Pulino snorted. "That kid is such a dreamer."
She sighed. "Other people have done it."
"Not out here, if they were raised properly."
"But what if he wasn't? What he wasn't raised to believe all of this? Perhaps when he was young he wasn't taught what we meant to teach him?"
"How?"
"I don't know," she said quickly. "I was just suggesting that. I don't have any idea what is really in his mind."
Elphaba looked up at Fiyero as he kissed her again and again. She could see what was on his mind very clearly – they weren't covered by blankets at all. "Oh, Fiyero, you know I'd love to, but you can't imagine how much it still aches."
Fiyero's eyes lit up. His kisses quickly trailed downward. "I'll have to kiss it and make it better than, won't I?"
Elphaba had no further argument.
It was two hours later when he finally stopped and she wasn't sure how many times she'd clutched at the sheets and moaned (quietly, of course). When he smiled again at her, she remembered what his mother had said, about wanting something in return. She knew his mother was wrong about most other things, but this… she wasn't sure. His eyes were hard to see through.
Elphaba had never wanted to do this. No way. It had not been on her list of sexual acts she'd ever perform (not that she'd had a list). But she did it anyway, telling herself it was her duty as his wife to please him. Shyly, almost, she tugged him off of the bed and made him stand up as she went to her knees.

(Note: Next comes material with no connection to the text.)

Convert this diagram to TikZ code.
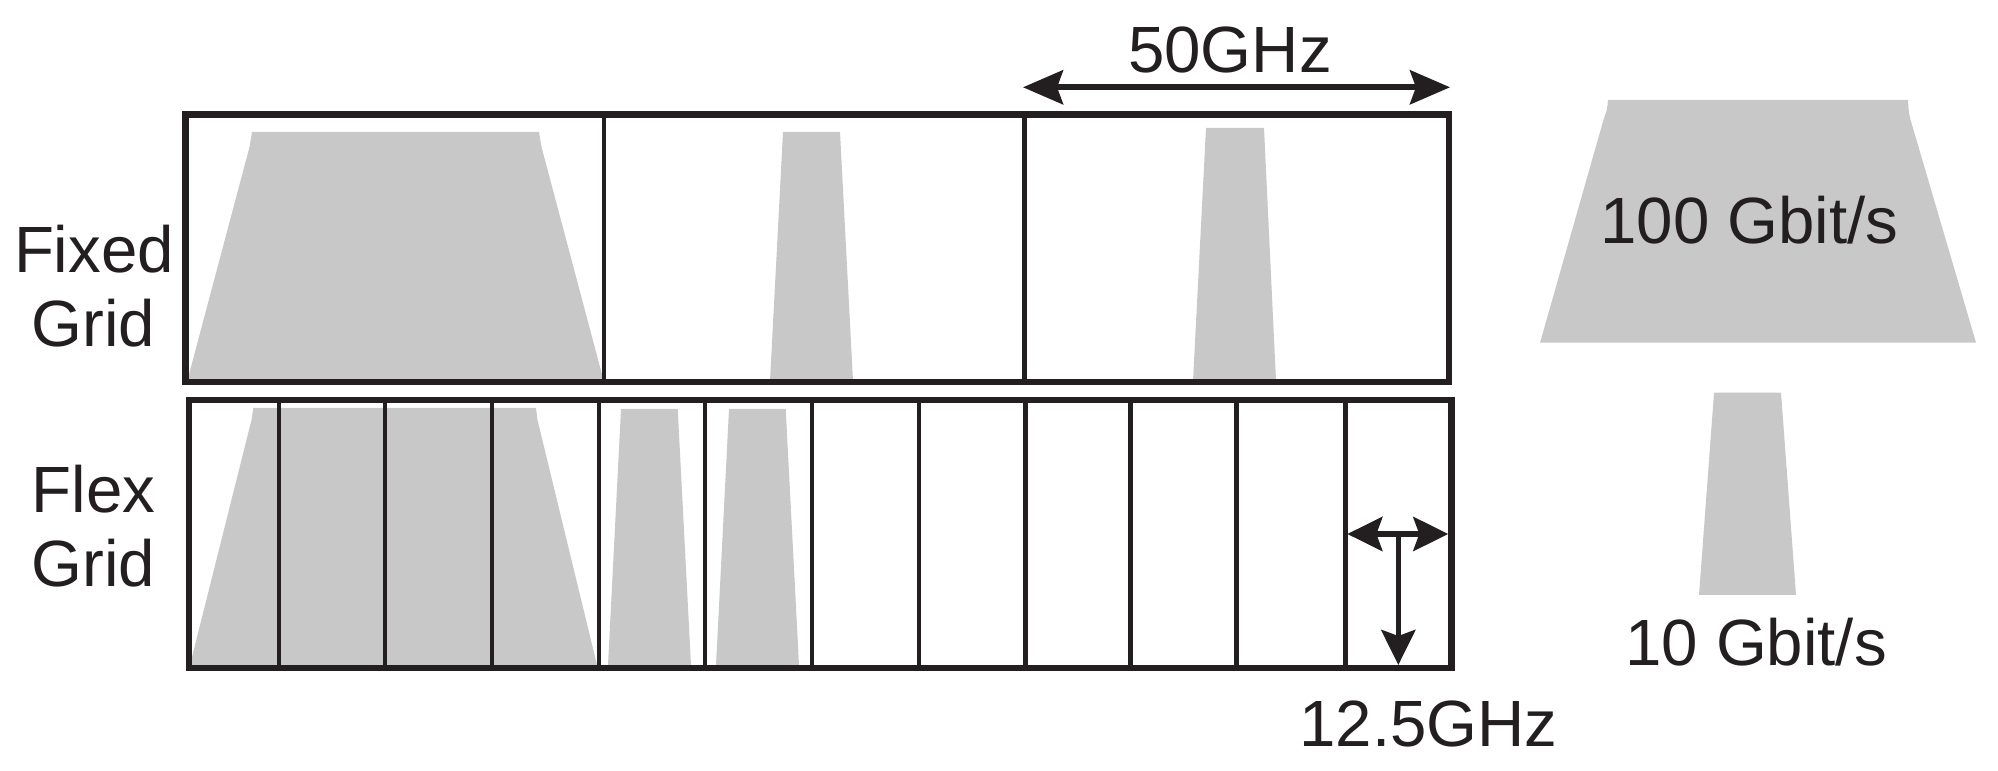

He groaned deep in his throat and ran his hands through her hair. She spat out the liquid that filled her mouth, and the floor was a mess. Fiyero couldn't help but laugh at the way she looked afterwards, like a kitten, with a little smudge on her chin.
Elphaba wiped at her face mercilessly. "Oh, damn it, where did I miss?"
He licked his finger and wiped away the sticky fluid from her chin. "Right there. It's gone."
She looked at the floor and shuddered before obediently returning to bed with him. "Okay."
He grabbed her wrists. "Wait." After studying her face, he turned away from her. "You didn't have to do that."
"What do you mean?"
"You didn't want to do that."
"Fiyero, I…"
"Are you going to try and claim you wanted to? It's pretty obvious in your eyes."
She sat down on the bed. "I didn't."
"Why did you?"
"After what you did for me, Fiyero, what was I supposed to do? It was only fair."
"Quid pro quo?" He mumbled. "This for that?"
"Please, come, let's get to sleep."
"You have to understand something, first." Fiyero moved back towards her and sat beside her, pushing her hair out of her face. "I don't want you to ever feel like you have to do anything. Do you understand me? If I want something, Fae, I'll ask."
She looked at him incredulously. "How the hell did you grow up here? It makes no sense."
He grabbed her and wrestled her to the bed. "I don't know. Bedtime."
Elphaba allowed him to rearrange them on the bed and she slept, finally, in her new husband's arms.
Benita looked at the clock. It was getting very late. He hadn't asked her to leave yet. Just at that moment, he stirred beside her. "Pulino?"
"You're still in here?"
"I was waiting for you to dismiss me."
"You can go."
Benita stood and wrapped her robe around her, turning to look at Pulino once before she entered her own room. He was facing the other way. She wondered when she should announce she was pregnant again. That would keep him off of her case for a while. Carefully, she lit a candle in the darkness of her room; she'd never been fond of too many lights. Tiptoeing, she made her way down the hall. The younger couple was asleep, together. Absently she wondered if she'd ever once spent any time actually sleeping in Pulino's bed. It was no surprise when she thought about it that she realized she hadn't. Not once.